* **Supplied data**
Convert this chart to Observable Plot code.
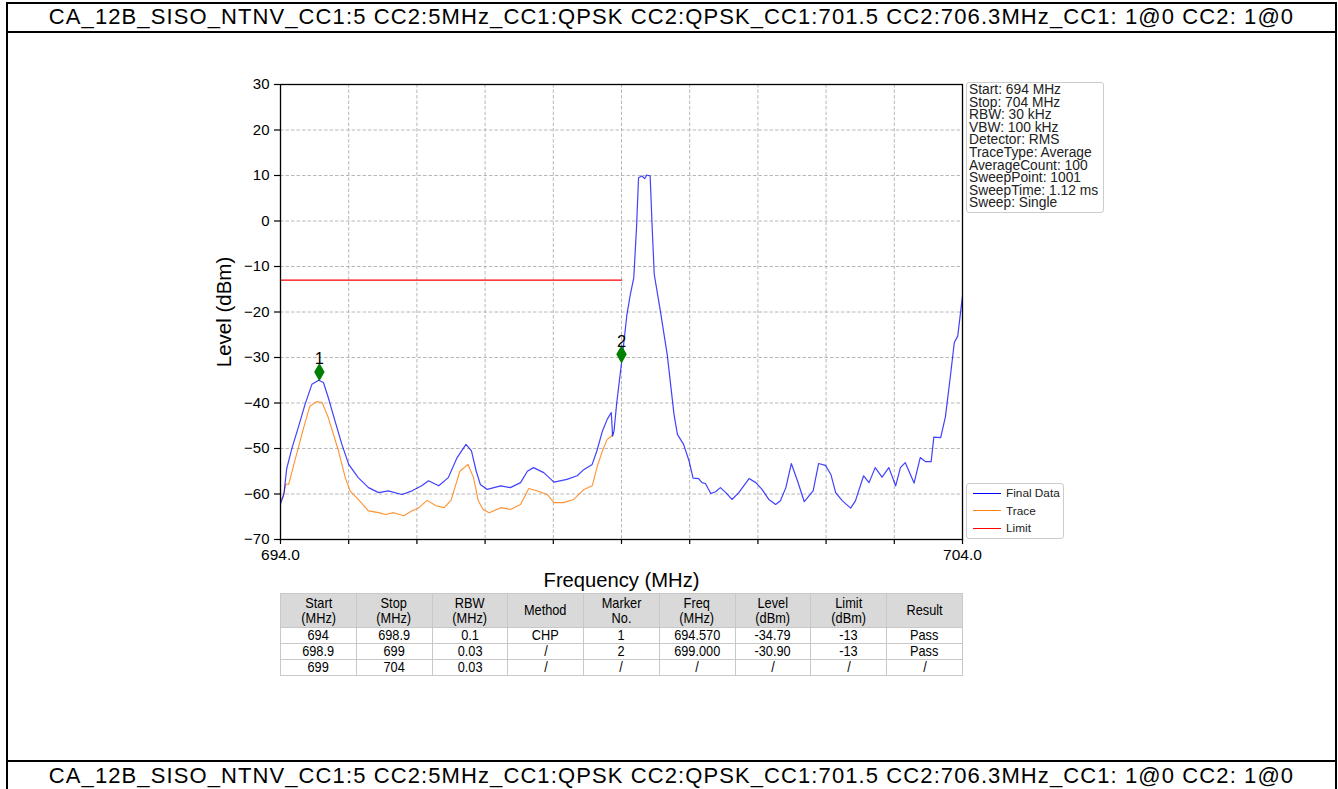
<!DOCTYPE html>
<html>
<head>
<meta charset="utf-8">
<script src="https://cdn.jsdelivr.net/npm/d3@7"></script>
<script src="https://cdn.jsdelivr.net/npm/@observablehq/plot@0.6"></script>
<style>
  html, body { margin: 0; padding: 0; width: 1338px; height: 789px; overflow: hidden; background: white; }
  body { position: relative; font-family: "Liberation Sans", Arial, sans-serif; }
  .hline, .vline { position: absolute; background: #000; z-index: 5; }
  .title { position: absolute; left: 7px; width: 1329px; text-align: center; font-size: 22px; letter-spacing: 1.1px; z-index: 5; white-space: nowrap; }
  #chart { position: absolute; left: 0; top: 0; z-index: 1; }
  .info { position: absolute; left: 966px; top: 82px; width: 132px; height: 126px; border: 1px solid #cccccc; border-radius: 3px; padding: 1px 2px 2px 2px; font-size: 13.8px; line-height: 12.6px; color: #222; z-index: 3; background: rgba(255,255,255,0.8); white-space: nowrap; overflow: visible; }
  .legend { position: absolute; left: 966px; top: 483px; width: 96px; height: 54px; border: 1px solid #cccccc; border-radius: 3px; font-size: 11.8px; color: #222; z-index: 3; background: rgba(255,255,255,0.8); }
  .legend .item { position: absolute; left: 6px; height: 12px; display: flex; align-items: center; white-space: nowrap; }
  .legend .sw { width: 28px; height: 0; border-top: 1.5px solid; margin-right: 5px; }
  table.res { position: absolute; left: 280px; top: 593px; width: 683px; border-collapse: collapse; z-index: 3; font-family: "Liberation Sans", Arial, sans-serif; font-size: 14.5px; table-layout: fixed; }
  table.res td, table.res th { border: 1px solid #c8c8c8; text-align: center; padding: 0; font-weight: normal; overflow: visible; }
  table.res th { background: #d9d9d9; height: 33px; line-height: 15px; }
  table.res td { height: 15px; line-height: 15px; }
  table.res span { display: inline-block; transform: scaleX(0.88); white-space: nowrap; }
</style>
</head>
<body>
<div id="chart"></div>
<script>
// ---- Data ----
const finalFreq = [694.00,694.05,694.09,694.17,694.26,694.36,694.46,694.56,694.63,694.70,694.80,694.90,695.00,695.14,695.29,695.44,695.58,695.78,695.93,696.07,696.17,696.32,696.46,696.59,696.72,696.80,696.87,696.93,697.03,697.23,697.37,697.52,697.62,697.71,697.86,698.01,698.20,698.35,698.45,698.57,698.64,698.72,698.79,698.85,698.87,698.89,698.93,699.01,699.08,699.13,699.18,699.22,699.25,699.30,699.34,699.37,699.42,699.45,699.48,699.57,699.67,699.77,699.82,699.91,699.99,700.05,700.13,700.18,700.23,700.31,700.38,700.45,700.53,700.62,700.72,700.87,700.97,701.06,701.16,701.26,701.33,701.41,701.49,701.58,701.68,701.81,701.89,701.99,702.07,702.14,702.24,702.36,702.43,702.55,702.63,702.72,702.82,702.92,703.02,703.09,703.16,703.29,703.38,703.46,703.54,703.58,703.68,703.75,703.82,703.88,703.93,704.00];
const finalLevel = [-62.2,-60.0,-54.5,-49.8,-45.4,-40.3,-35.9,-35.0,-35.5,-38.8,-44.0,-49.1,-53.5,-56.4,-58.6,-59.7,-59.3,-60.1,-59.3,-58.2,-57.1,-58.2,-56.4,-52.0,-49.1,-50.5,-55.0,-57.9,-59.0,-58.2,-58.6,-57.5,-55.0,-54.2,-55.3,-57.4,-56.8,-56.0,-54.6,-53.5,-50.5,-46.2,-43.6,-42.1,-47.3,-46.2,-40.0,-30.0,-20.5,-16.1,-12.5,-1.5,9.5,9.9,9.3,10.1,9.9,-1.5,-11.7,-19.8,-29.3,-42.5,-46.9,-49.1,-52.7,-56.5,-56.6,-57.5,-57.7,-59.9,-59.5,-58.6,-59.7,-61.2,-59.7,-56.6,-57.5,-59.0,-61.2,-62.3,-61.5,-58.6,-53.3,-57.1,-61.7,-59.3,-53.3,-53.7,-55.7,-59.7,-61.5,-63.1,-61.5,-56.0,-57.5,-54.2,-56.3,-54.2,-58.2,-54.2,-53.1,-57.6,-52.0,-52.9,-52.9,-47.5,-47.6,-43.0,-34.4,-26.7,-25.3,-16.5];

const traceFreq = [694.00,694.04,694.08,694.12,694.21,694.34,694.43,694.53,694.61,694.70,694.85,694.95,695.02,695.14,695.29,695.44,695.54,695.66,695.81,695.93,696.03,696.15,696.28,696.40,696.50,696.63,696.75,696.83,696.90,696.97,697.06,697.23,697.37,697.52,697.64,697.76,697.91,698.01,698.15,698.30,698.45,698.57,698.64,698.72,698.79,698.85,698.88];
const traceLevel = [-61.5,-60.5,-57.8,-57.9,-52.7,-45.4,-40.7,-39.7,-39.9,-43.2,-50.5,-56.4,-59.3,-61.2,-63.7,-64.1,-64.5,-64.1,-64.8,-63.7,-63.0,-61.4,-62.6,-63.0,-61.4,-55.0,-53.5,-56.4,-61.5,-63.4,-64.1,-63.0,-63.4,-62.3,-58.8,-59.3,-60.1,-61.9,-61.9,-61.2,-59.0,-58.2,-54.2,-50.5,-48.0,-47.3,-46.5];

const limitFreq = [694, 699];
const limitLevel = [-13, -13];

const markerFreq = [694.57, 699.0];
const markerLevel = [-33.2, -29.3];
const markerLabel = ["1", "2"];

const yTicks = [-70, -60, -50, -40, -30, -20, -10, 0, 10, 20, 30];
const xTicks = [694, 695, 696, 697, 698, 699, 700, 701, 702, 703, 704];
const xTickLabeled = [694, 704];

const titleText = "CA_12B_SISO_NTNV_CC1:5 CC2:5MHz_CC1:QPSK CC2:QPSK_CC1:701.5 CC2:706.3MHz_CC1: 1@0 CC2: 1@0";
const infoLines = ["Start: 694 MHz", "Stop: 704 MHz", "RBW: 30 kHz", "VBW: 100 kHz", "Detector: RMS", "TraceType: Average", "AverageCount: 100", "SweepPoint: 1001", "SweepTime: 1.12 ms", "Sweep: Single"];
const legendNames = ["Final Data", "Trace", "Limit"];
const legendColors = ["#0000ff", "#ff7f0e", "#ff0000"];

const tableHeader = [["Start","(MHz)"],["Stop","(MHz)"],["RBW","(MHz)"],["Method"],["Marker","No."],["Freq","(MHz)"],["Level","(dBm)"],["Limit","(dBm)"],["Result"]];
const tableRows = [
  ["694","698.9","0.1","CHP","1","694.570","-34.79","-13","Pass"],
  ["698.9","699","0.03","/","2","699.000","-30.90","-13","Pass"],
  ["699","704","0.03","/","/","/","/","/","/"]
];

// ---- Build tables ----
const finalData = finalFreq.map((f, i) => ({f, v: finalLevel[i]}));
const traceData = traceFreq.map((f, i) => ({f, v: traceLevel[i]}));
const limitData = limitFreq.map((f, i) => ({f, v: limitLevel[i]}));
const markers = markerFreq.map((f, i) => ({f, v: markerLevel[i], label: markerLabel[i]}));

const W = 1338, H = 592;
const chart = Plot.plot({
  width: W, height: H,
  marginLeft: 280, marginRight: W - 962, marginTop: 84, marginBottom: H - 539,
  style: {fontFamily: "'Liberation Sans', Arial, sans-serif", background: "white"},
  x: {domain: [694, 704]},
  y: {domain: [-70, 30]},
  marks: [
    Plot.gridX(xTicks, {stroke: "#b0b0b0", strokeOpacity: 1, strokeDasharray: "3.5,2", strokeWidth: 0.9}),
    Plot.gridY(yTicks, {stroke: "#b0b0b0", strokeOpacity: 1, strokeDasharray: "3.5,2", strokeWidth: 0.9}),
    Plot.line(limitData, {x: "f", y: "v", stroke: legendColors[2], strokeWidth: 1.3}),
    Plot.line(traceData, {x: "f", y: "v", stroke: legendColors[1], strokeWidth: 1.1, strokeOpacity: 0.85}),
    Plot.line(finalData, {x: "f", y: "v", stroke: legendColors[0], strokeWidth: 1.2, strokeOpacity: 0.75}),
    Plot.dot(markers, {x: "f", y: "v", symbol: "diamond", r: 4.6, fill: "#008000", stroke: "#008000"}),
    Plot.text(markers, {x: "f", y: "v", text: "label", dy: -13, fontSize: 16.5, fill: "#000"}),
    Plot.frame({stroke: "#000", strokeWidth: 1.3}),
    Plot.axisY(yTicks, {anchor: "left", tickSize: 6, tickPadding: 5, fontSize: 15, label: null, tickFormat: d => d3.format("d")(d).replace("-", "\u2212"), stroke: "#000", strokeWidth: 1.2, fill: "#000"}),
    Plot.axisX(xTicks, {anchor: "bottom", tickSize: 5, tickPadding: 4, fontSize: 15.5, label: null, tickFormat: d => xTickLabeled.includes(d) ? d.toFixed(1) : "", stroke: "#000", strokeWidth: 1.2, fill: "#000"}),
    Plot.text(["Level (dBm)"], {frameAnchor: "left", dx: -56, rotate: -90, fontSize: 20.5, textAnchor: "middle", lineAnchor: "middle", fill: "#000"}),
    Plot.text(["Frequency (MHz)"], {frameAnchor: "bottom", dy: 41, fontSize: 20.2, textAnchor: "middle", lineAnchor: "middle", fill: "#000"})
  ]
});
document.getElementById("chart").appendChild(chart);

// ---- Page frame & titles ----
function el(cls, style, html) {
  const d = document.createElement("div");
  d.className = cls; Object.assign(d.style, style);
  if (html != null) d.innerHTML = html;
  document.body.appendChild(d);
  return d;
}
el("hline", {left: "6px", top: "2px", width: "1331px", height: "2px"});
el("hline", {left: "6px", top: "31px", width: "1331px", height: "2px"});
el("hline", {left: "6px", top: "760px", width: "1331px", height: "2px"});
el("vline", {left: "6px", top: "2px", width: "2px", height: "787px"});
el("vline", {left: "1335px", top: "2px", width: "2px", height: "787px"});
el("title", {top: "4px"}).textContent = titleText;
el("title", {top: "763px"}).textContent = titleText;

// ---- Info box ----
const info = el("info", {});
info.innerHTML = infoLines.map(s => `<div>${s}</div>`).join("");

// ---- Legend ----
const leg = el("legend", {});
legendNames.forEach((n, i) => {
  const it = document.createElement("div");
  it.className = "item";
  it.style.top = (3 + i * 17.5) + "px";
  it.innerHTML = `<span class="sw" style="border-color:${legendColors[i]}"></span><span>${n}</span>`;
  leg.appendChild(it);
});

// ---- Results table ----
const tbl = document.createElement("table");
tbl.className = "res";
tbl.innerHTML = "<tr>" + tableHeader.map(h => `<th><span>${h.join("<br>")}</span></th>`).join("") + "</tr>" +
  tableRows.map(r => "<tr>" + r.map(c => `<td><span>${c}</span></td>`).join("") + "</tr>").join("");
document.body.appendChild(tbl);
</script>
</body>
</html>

* **Instructions to follow**
Give nothing but the number of lines containing the string "chart".

* **Result of the task**
5